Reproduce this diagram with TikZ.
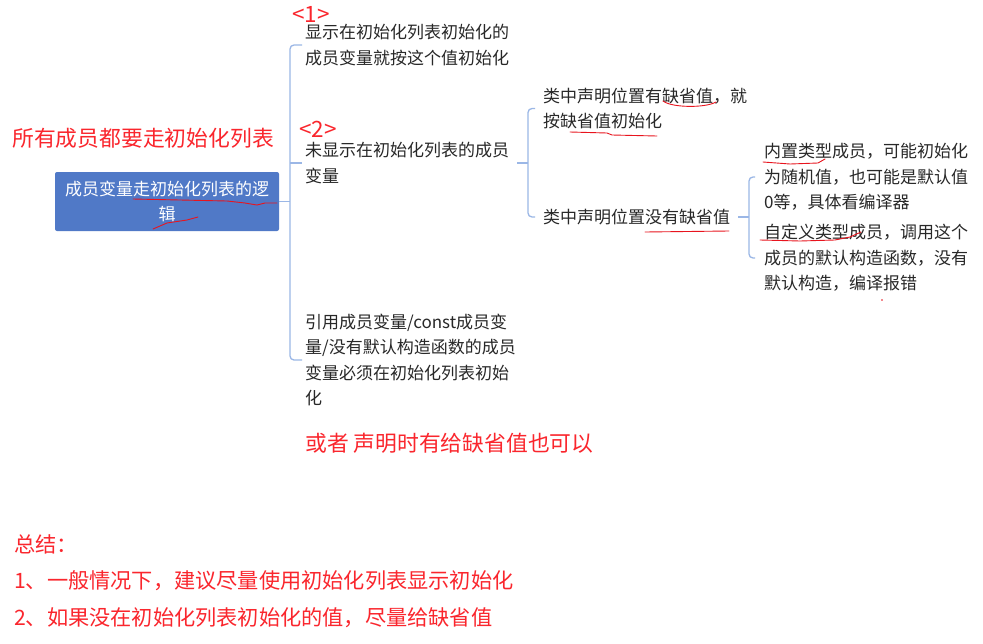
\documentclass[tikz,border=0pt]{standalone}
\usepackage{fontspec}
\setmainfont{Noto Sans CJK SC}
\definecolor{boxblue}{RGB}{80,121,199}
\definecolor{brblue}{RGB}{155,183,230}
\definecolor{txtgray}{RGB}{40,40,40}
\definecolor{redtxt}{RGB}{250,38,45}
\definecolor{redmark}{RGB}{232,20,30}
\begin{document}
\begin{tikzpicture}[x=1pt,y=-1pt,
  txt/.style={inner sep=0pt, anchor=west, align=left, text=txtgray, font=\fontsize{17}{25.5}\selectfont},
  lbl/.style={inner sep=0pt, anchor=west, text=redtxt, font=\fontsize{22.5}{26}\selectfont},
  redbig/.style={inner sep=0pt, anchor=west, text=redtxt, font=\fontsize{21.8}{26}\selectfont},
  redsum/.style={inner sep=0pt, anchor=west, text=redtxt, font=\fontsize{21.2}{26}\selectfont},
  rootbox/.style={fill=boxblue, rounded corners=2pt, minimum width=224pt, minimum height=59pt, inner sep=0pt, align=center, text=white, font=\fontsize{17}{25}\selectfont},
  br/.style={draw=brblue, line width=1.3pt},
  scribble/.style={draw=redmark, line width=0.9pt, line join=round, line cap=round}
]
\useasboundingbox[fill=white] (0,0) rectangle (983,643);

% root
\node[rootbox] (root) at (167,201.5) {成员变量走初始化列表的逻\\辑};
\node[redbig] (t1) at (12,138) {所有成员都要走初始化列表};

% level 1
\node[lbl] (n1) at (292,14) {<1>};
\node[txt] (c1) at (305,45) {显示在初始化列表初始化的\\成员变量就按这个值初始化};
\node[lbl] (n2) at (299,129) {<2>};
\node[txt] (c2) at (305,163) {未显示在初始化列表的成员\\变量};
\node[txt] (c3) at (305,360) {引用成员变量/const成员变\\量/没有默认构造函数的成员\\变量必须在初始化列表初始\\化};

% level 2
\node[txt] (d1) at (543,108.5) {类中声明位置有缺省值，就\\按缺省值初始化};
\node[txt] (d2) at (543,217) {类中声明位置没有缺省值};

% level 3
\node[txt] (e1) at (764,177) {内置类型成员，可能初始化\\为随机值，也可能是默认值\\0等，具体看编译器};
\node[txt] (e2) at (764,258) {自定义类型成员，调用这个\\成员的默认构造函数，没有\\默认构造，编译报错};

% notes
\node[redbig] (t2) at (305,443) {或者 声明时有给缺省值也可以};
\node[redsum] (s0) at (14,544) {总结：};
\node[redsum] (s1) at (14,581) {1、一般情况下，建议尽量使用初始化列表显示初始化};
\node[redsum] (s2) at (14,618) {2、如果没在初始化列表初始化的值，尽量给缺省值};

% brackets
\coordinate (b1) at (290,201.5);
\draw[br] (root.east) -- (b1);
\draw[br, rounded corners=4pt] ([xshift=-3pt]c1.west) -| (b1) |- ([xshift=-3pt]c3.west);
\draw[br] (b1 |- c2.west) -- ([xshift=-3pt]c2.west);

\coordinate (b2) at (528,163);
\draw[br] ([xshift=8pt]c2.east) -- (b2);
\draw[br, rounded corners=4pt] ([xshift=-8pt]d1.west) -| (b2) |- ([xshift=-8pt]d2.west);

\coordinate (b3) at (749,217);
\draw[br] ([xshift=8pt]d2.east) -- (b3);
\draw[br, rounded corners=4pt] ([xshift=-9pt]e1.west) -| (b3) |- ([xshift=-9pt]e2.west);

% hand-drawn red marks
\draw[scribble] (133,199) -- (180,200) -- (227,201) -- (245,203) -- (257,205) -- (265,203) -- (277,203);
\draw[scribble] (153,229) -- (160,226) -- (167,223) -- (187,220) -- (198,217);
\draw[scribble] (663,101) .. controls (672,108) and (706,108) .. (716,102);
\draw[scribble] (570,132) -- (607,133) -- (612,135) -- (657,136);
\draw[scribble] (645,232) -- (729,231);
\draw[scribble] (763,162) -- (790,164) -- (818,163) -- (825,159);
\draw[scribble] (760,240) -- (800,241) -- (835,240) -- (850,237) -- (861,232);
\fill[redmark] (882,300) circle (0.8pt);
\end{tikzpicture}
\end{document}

## Exercise task
Please write out all the data again word for word, but not the pictures.

## Output for this task
Reproduce this diagram with TikZ.
\documentclass[tikz,border=0pt]{standalone}
\usepackage{fontspec}
\setmainfont{Noto Sans CJK SC}
\definecolor{boxblue}{RGB}{80,121,199}
\definecolor{brblue}{RGB}{155,183,230}
\definecolor{txtgray}{RGB}{40,40,40}
\definecolor{redtxt}{RGB}{250,38,45}
\definecolor{redmark}{RGB}{232,20,30}
\begin{document}
\begin{tikzpicture}[x=1pt,y=-1pt,
  txt/.style={inner sep=0pt, anchor=west, align=left, text=txtgray, font=\fontsize{17}{25.5}\selectfont},
  lbl/.style={inner sep=0pt, anchor=west, text=redtxt, font=\fontsize{22.5}{26}\selectfont},
  redbig/.style={inner sep=0pt, anchor=west, text=redtxt, font=\fontsize{21.8}{26}\selectfont},
  redsum/.style={inner sep=0pt, anchor=west, text=redtxt, font=\fontsize{21.2}{26}\selectfont},
  rootbox/.style={fill=boxblue, rounded corners=2pt, minimum width=224pt, minimum height=59pt, inner sep=0pt, align=center, text=white, font=\fontsize{17}{25}\selectfont},
  br/.style={draw=brblue, line width=1.3pt},
  scribble/.style={draw=redmark, line width=0.9pt, line join=round, line cap=round}
]
\useasboundingbox[fill=white] (0,0) rectangle (983,643);

% root
\node[rootbox] (root) at (167,201.5) {成员变量走初始化列表的逻\\辑};
\node[redbig] (t1) at (12,138) {所有成员都要走初始化列表};

% level 1
\node[lbl] (n1) at (292,14) {<1>};
\node[txt] (c1) at (305,45) {显示在初始化列表初始化的\\成员变量就按这个值初始化};
\node[lbl] (n2) at (299,129) {<2>};
\node[txt] (c2) at (305,163) {未显示在初始化列表的成员\\变量};
\node[txt] (c3) at (305,360) {引用成员变量/const成员变\\量/没有默认构造函数的成员\\变量必须在初始化列表初始\\化};

% level 2
\node[txt] (d1) at (543,108.5) {类中声明位置有缺省值，就\\按缺省值初始化};
\node[txt] (d2) at (543,217) {类中声明位置没有缺省值};

% level 3
\node[txt] (e1) at (764,177) {内置类型成员，可能初始化\\为随机值，也可能是默认值\\0等，具体看编译器};
\node[txt] (e2) at (764,258) {自定义类型成员，调用这个\\成员的默认构造函数，没有\\默认构造，编译报错};

% notes
\node[redbig] (t2) at (305,443) {或者 声明时有给缺省值也可以};
\node[redsum] (s0) at (14,544) {总结：};
\node[redsum] (s1) at (14,581) {1、一般情况下，建议尽量使用初始化列表显示初始化};
\node[redsum] (s2) at (14,618) {2、如果没在初始化列表初始化的值，尽量给缺省值};

% brackets
\coordinate (b1) at (290,201.5);
\draw[br] (root.east) -- (b1);
\draw[br, rounded corners=4pt] ([xshift=-3pt]c1.west) -| (b1) |- ([xshift=-3pt]c3.west);
\draw[br] (b1 |- c2.west) -- ([xshift=-3pt]c2.west);

\coordinate (b2) at (528,163);
\draw[br] ([xshift=8pt]c2.east) -- (b2);
\draw[br, rounded corners=4pt] ([xshift=-8pt]d1.west) -| (b2) |- ([xshift=-8pt]d2.west);

\coordinate (b3) at (749,217);
\draw[br] ([xshift=8pt]d2.east) -- (b3);
\draw[br, rounded corners=4pt] ([xshift=-9pt]e1.west) -| (b3) |- ([xshift=-9pt]e2.west);

% hand-drawn red marks
\draw[scribble] (133,199) -- (180,200) -- (227,201) -- (245,203) -- (257,205) -- (265,203) -- (277,203);
\draw[scribble] (153,229) -- (160,226) -- (167,223) -- (187,220) -- (198,217);
\draw[scribble] (663,101) .. controls (672,108) and (706,108) .. (716,102);
\draw[scribble] (570,132) -- (607,133) -- (612,135) -- (657,136);
\draw[scribble] (645,232) -- (729,231);
\draw[scribble] (763,162) -- (790,164) -- (818,163) -- (825,159);
\draw[scribble] (760,240) -- (800,241) -- (835,240) -- (850,237) -- (861,232);
\fill[redmark] (882,300) circle (0.8pt);
\end{tikzpicture}
\end{document}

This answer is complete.